— start of DATASET EXTRACT —

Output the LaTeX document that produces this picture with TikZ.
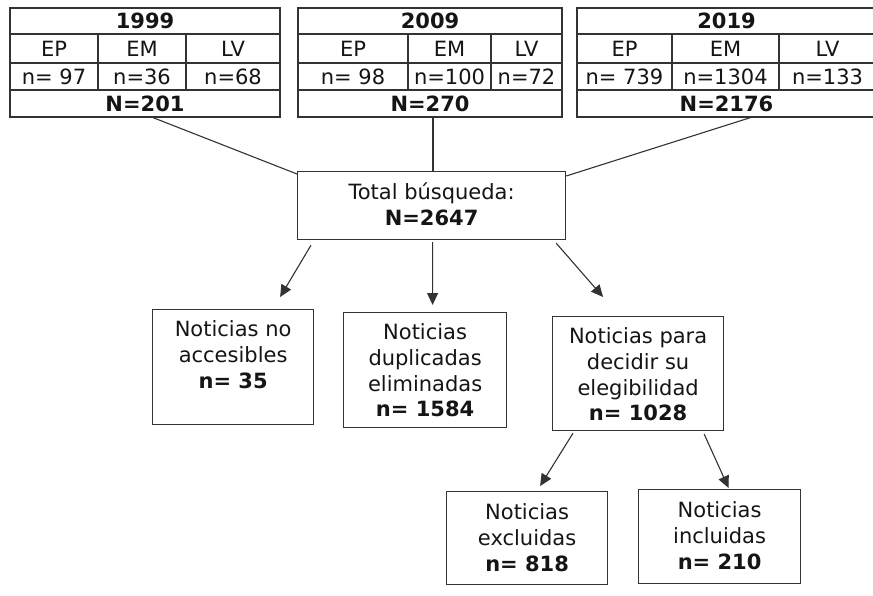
\documentclass[tikz,border=0pt]{standalone}
\usepackage{fontspec}
\setmainfont{DejaVu Sans}
\usetikzlibrary{calc,arrows.meta}
\definecolor{linec}{HTML}{333333}
\definecolor{textc}{HTML}{151515}
\tikzset{
  cell/.style={draw=linec, line width=1.2bp, inner sep=0pt, text=textc, font=\fontsize{21bp}{25.7bp}\selectfont},
  ycell/.style={cell, font=\fontsize{21bp}{25.7bp}\selectfont\bfseries},
  box/.style={draw=linec, line width=1.2bp, inner sep=0pt, anchor=north west, text=textc, font=\fontsize{21bp}{25.7bp}\selectfont},
  conn/.style={draw=linec, line width=1.1bp},
  arr/.style={conn, -{Triangle[length=12bp,width=11bp]}}
}
\newcommand{\boxtext}[4]{\parbox[c][#2][t]{#1}{\centering\rule{0pt}{#3}#4}}
\begin{document}
\begin{tikzpicture}[x=1bp,y=-1bp]
\useasboundingbox (0,0) rectangle (873,596);
\fill[white] (0,0) rectangle (873,596);
% Table 1999
\node[ycell, minimum width=270bp, minimum height=26bp] (t1y) at (145,21) {1999};
\node[cell, minimum width=88bp, minimum height=29bp] (t1a) at (54,48.5) {EP};
\node[cell, minimum width=88bp, minimum height=29bp] (t1b) at (142,48.5) {EM};
\node[cell, minimum width=94bp, minimum height=29bp] (t1c) at (233,48.5) {LV};
\node[cell, minimum width=88bp, minimum height=27bp] (t1an) at (54,76.5) {n= 97};
\node[cell, minimum width=88bp, minimum height=27bp] (t1bn) at (142,76.5) {n=36};
\node[cell, minimum width=94bp, minimum height=27bp] (t1cn) at (233,76.5) {n=68};
\node[ycell, minimum width=270bp, minimum height=27bp] (t1N) at (145,103.5) {N=201};
% Table 2009
\node[ycell, minimum width=264bp, minimum height=26bp] (t2y) at (430,21) {2009};
\node[cell, minimum width=110bp, minimum height=29bp] (t2a) at (353,48.5) {EP};
\node[cell, minimum width=83bp, minimum height=29bp] (t2b) at (449.5,48.5) {EM};
\node[cell, minimum width=71bp, minimum height=29bp] (t2c) at (526.5,48.5) {LV};
\node[cell, minimum width=110bp, minimum height=27bp] (t2an) at (353,76.5) {n= 98};
\node[cell, minimum width=83bp, minimum height=27bp] (t2bn) at (449.5,76.5) {n=100};
\node[cell, minimum width=71bp, minimum height=27bp] (t2cn) at (526.5,76.5) {n=72};
\node[ycell, minimum width=264bp, minimum height=27bp] (t2N) at (430,103.5) {N=270};
% Table 2019
\node[ycell, minimum width=299bp, minimum height=26bp] (t3y) at (726.5,21) {2019};
\node[cell, minimum width=95bp, minimum height=29bp] (t3a) at (624.5,48.5) {EP};
\node[cell, minimum width=107bp, minimum height=29bp] (t3b) at (725.5,48.5) {EM};
\node[cell, minimum width=97bp, minimum height=29bp] (t3c) at (827.5,48.5) {LV};
\node[cell, minimum width=95bp, minimum height=27bp] (t3an) at (624.5,76.5) {n= 739};
\node[cell, minimum width=107bp, minimum height=27bp] (t3bn) at (725.5,76.5) {n=1304};
\node[cell, minimum width=97bp, minimum height=27bp] (t3cn) at (827.5,76.5) {n=133};
\node[ycell, minimum width=299bp, minimum height=27bp] (t3N) at (726.5,103.5) {N=2176};
% Main boxes
\node[box] (total) at (297,171) {\boxtext{268bp}{68bp}{28bp}{Total búsqueda:\\\textbf{N=2647}}};
\node[box] (boxA) at (152,309) {\boxtext{161bp}{115bp}{27bp}{Noticias no\\accesibles\\\textbf{n= 35}}};
\node[box] (boxB) at (343,312) {\boxtext{163bp}{115bp}{27bp}{Noticias\\duplicadas\\eliminadas\\\textbf{n= 1584}}};
\node[box] (boxC) at (552,316) {\boxtext{171bp}{114bp}{27bp}{Noticias para\\decidir su\\elegibilidad\\\textbf{n= 1028}}};
\node[box] (excl) at (446,491) {\boxtext{161bp}{93bp}{28bp}{Noticias\\excluidas\\\textbf{n= 818}}};
\node[box] (incl) at (638,489) {\boxtext{162bp}{94bp}{28bp}{Noticias\\incluidas\\\textbf{n= 210}}};
% Connectors
\draw[conn] ($(t1N.south)+(8,0)$) -- ($(total.north west)+(0,3)$);
\draw[conn] ($(t2N.south)+(3,0)$) -- ($(t2N.south |- total.north)+(3,0)$);
\draw[conn] ($(t3N.south)+(24,0)$) -- ($(total.north east)+(0,5)$);
\draw[arr] ($(total.south west)+(14,5)$) -- ($(boxA.north)+(47,-12)$);
\draw[arr] ($(total.south)+(1,2)$) -- ($(boxB.north)+(7.5,-7)$);
\draw[arr] ($(total.south east)+(-10,3)$) -- ($(boxC.north)+(-35,-19)$);
\draw[arr] ($(boxC.south west)+(21,2)$) -- ($(excl.north)+(13,-5)$);
\draw[arr] ($(boxC.south east)+(-20,3)$) -- ($(incl.north)+(9,-1)$);
\end{tikzpicture}
\end{document}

— end of DATASET EXTRACT —

• _EXERCISE DESCRIPTION_:
Repeat the listing above exactly, with no pictures.

• _WRITTEN RESPONSE_:
Output the LaTeX document that produces this picture with TikZ.
\documentclass[tikz,border=0pt]{standalone}
\usepackage{fontspec}
\setmainfont{DejaVu Sans}
\usetikzlibrary{calc,arrows.meta}
\definecolor{linec}{HTML}{333333}
\definecolor{textc}{HTML}{151515}
\tikzset{
  cell/.style={draw=linec, line width=1.2bp, inner sep=0pt, text=textc, font=\fontsize{21bp}{25.7bp}\selectfont},
  ycell/.style={cell, font=\fontsize{21bp}{25.7bp}\selectfont\bfseries},
  box/.style={draw=linec, line width=1.2bp, inner sep=0pt, anchor=north west, text=textc, font=\fontsize{21bp}{25.7bp}\selectfont},
  conn/.style={draw=linec, line width=1.1bp},
  arr/.style={conn, -{Triangle[length=12bp,width=11bp]}}
}
\newcommand{\boxtext}[4]{\parbox[c][#2][t]{#1}{\centering\rule{0pt}{#3}#4}}
\begin{document}
\begin{tikzpicture}[x=1bp,y=-1bp]
\useasboundingbox (0,0) rectangle (873,596);
\fill[white] (0,0) rectangle (873,596);
% Table 1999
\node[ycell, minimum width=270bp, minimum height=26bp] (t1y) at (145,21) {1999};
\node[cell, minimum width=88bp, minimum height=29bp] (t1a) at (54,48.5) {EP};
\node[cell, minimum width=88bp, minimum height=29bp] (t1b) at (142,48.5) {EM};
\node[cell, minimum width=94bp, minimum height=29bp] (t1c) at (233,48.5) {LV};
\node[cell, minimum width=88bp, minimum height=27bp] (t1an) at (54,76.5) {n= 97};
\node[cell, minimum width=88bp, minimum height=27bp] (t1bn) at (142,76.5) {n=36};
\node[cell, minimum width=94bp, minimum height=27bp] (t1cn) at (233,76.5) {n=68};
\node[ycell, minimum width=270bp, minimum height=27bp] (t1N) at (145,103.5) {N=201};
% Table 2009
\node[ycell, minimum width=264bp, minimum height=26bp] (t2y) at (430,21) {2009};
\node[cell, minimum width=110bp, minimum height=29bp] (t2a) at (353,48.5) {EP};
\node[cell, minimum width=83bp, minimum height=29bp] (t2b) at (449.5,48.5) {EM};
\node[cell, minimum width=71bp, minimum height=29bp] (t2c) at (526.5,48.5) {LV};
\node[cell, minimum width=110bp, minimum height=27bp] (t2an) at (353,76.5) {n= 98};
\node[cell, minimum width=83bp, minimum height=27bp] (t2bn) at (449.5,76.5) {n=100};
\node[cell, minimum width=71bp, minimum height=27bp] (t2cn) at (526.5,76.5) {n=72};
\node[ycell, minimum width=264bp, minimum height=27bp] (t2N) at (430,103.5) {N=270};
% Table 2019
\node[ycell, minimum width=299bp, minimum height=26bp] (t3y) at (726.5,21) {2019};
\node[cell, minimum width=95bp, minimum height=29bp] (t3a) at (624.5,48.5) {EP};
\node[cell, minimum width=107bp, minimum height=29bp] (t3b) at (725.5,48.5) {EM};
\node[cell, minimum width=97bp, minimum height=29bp] (t3c) at (827.5,48.5) {LV};
\node[cell, minimum width=95bp, minimum height=27bp] (t3an) at (624.5,76.5) {n= 739};
\node[cell, minimum width=107bp, minimum height=27bp] (t3bn) at (725.5,76.5) {n=1304};
\node[cell, minimum width=97bp, minimum height=27bp] (t3cn) at (827.5,76.5) {n=133};
\node[ycell, minimum width=299bp, minimum height=27bp] (t3N) at (726.5,103.5) {N=2176};
% Main boxes
\node[box] (total) at (297,171) {\boxtext{268bp}{68bp}{28bp}{Total búsqueda:\\\textbf{N=2647}}};
\node[box] (boxA) at (152,309) {\boxtext{161bp}{115bp}{27bp}{Noticias no\\accesibles\\\textbf{n= 35}}};
\node[box] (boxB) at (343,312) {\boxtext{163bp}{115bp}{27bp}{Noticias\\duplicadas\\eliminadas\\\textbf{n= 1584}}};
\node[box] (boxC) at (552,316) {\boxtext{171bp}{114bp}{27bp}{Noticias para\\decidir su\\elegibilidad\\\textbf{n= 1028}}};
\node[box] (excl) at (446,491) {\boxtext{161bp}{93bp}{28bp}{Noticias\\excluidas\\\textbf{n= 818}}};
\node[box] (incl) at (638,489) {\boxtext{162bp}{94bp}{28bp}{Noticias\\incluidas\\\textbf{n= 210}}};
% Connectors
\draw[conn] ($(t1N.south)+(8,0)$) -- ($(total.north west)+(0,3)$);
\draw[conn] ($(t2N.south)+(3,0)$) -- ($(t2N.south |- total.north)+(3,0)$);
\draw[conn] ($(t3N.south)+(24,0)$) -- ($(total.north east)+(0,5)$);
\draw[arr] ($(total.south west)+(14,5)$) -- ($(boxA.north)+(47,-12)$);
\draw[arr] ($(total.south)+(1,2)$) -- ($(boxB.north)+(7.5,-7)$);
\draw[arr] ($(total.south east)+(-10,3)$) -- ($(boxC.north)+(-35,-19)$);
\draw[arr] ($(boxC.south west)+(21,2)$) -- ($(excl.north)+(13,-5)$);
\draw[arr] ($(boxC.south east)+(-20,3)$) -- ($(incl.north)+(9,-1)$);
\end{tikzpicture}
\end{document}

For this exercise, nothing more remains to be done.